And so we sometimes act (body), speak (mouth), and perceive and process information and experiences (thought) in ways that tend to produce harm and injustice, insomuch as our actions, speech and thought “over serve” legitimate needs and impulses, to others’ detriment.

 

Now I atone for it all

 

Right here, right now.

 

Yes, I express regret for my actions, speech and thought that has hurt others, and I renew my commitment to do my best to live up to my highest ideals – to the precepts. I atone in the sense of acknowledging when I have fallen short of those ideals, and I constantly do, and of being penitent.

 

But atone has another meaning: to reconcile.  To stop fighting.

 

I reconcile myself to the nature of things. To my own and others’ creatureliness.

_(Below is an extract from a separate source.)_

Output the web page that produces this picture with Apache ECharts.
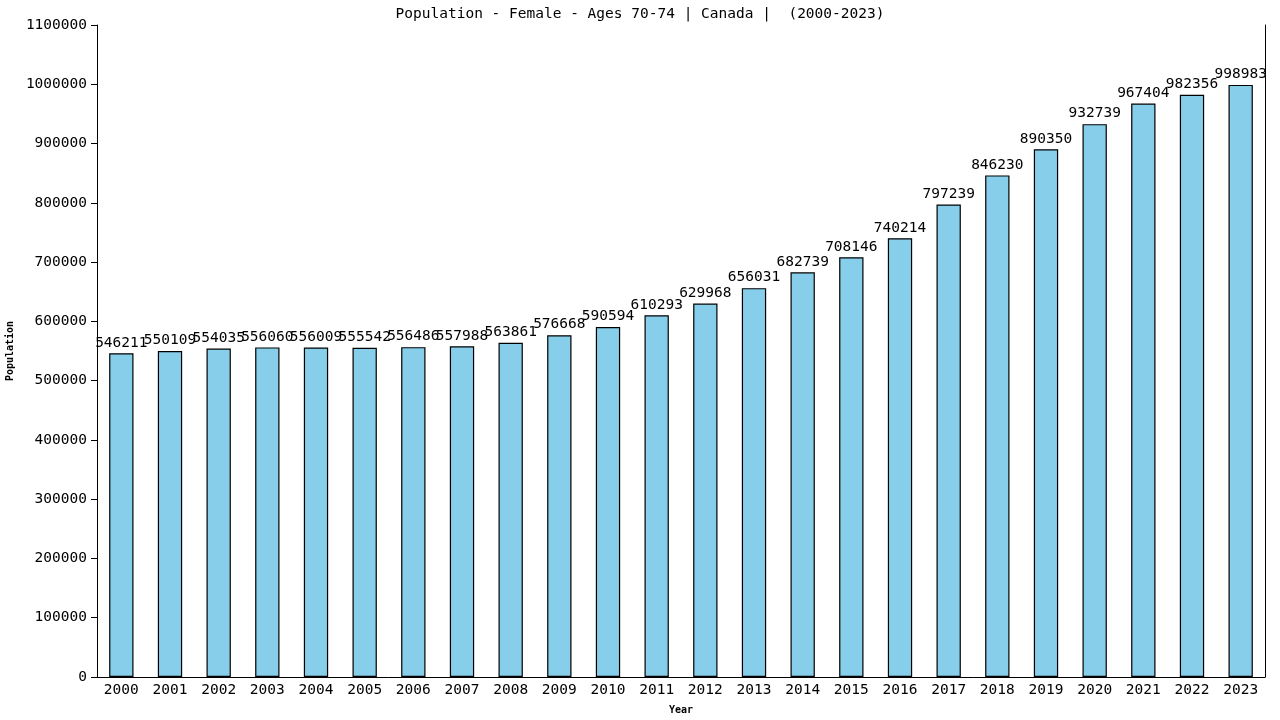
<html>
<head>
<meta charset="UTF-8">
<title>Population - Female - Ages 70-74 | Canada</title>
<script src="https://cdn.jsdelivr.net/npm/echarts@6/dist/echarts.min.js"></script>
<style>
    body { margin: 0; background: #fff; }
    #main { width: 1280px; height: 720px; }
</style>
</head>
<body>
<div id="main"></div>
<script>
var years = ['2000','2001','2002','2003','2004','2005','2006','2007','2008','2009','2010','2011',
             '2012','2013','2014','2015','2016','2017','2018','2019','2020','2021','2022','2023'];
var population = [546211, 550109, 554035, 556060, 556009, 555542, 556486, 557988, 563861, 576668, 590594, 610293,
                  629968, 656031, 682739, 708146, 740214, 797239, 846230, 890350, 932739, 967404, 982356, 998983];
var yTicks = { min: 0, max: 1100000, interval: 100000 };

var font = 'DejaVu Sans Mono';
var myChart = echarts.init(document.getElementById('main'));

var option = {
    animation: false,
    backgroundColor: '#fff',
    title: {
        text: 'Population - Female - Ages 70-74 | Canada |  (2000-2023)',
        left: 'center',
        top: 2,
        textStyle: { fontFamily: font, fontSize: 14.5, fontWeight: 'normal', color: '#000' }
    },
    grid: { left: 97, right: 15, top: 25, bottom: 43, outerBoundsMode: 'none', containLabel: false },
    xAxis: {
        type: 'category',
        data: years,
        name: 'Year',
        nameLocation: 'middle',
        nameGap: 28,
        nameTextStyle: { fontFamily: font, fontSize: 10, fontWeight: 'bold', color: '#000' },
        axisLine: { lineStyle: { color: '#000', width: 1 } },
        axisTick: { show: false },
        axisLabel: { fontFamily: font, fontSize: 14.5, color: '#000', margin: 6 }
    },
    yAxis: [{
        type: 'value',
        min: yTicks.min,
        max: yTicks.max,
        interval: yTicks.interval,
        name: 'Population',
        nameLocation: 'middle',
        nameGap: 74,
        nameTextStyle: { fontFamily: font, fontSize: 10, fontWeight: 'bold', color: '#000' },
        axisLine: { show: true, lineStyle: { color: '#000', width: 1 } },
        axisTick: { show: true, length: 6, lineStyle: { color: '#000' } },
        axisLabel: {
            fontFamily: font, fontSize: 14.5, color: '#000', margin: 10,
            formatter: function (v) { return String(v); }
        },
        splitLine: { show: false }
    }, {
        type: 'value',
        position: 'right',
        min: yTicks.min,
        max: yTicks.max,
        interval: yTicks.interval,
        axisLine: { show: true, lineStyle: { color: '#000', width: 1 } },
        axisTick: { show: false },
        axisLabel: { show: false },
        splitLine: { show: false }
    }],
    series: [{
        type: 'bar',
        data: population,
        barWidth: '50%',
        itemStyle: { color: '#87ceeb', borderColor: '#000', borderWidth: 1.2 },
        label: {
            show: true,
            position: 'top',
            distance: 3,
            fontFamily: font,
            fontSize: 14.5,
            color: '#000'
        }
    }]
};

myChart.setOption(option);
</script>
</body>
</html>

To our evolutionary heritage. To the needs and impulses that can incline us toward greed, anger and ignorance when they are over-amplified.

 

Realizing this, not idealizing about our condition, accepting it, not flogging ourselves and others for our supposed failures to be the perfect angels we tend to think we and others should be – ever pure of heart, in thought and in deed – is an important step toward actually developing the capacity to show up as we intend, and helping others cultivate and sustain their intention and efforts to do the same.

 

This take on the Gatha of Atonement may be more the very long view from a relative perspective than a view from the absolute. As I said, I’m not very inclined toward metaphysics, and the relative and absolute are one, in any event, as we say. It is a take on this gatha, anyway. It is a useful take for me, and I hope it also is useful for some of you.

 

 

The Sound of the Bell

 

This is an approximation of a Dharma talk I gave on March 25, 2014, at the Greater Boston Zen Center in Cambridge, Massachusetts.

 

 

[Ring Inkan bell, which sounds something like this: ding.]

 

I recently committed to giving four talks – five, if we count the one each BoWZ teacher gave at the Temple during the Ango – in March and April. I have three to go, and this seemed like an opportunity to organize several talks around a theme. I’ve spoken before about features of our liturgy, and I’d like to use these next few talks to touch on aspects of our liturgical forms that I’ve wanted to speak about for some time.

 

[Ring Inkan]

 

Our liturgy practice begins with this bell, one of several we hear throughout the service.

 

It could end here, too.

 

In fact, it does begin and end here.

 

[Ring Inkan]

 

Here’s a koan from the Miscellaneous Koan set in our Harada/Yasutani koan curriculum:

 

Stop the sound of that distant temple bell.

 

[Ring Inkan]

 

From The Gateless Gate koan collection:

 

Yunmen said, “See how vast and wide the world is! Why do you put on your seven-piece robe at the sound of the bell?”

 

[Ring Inkan]

 

A koan from the Book of Serenity:

 

Yakusan had not ascended the rostrum for a long time.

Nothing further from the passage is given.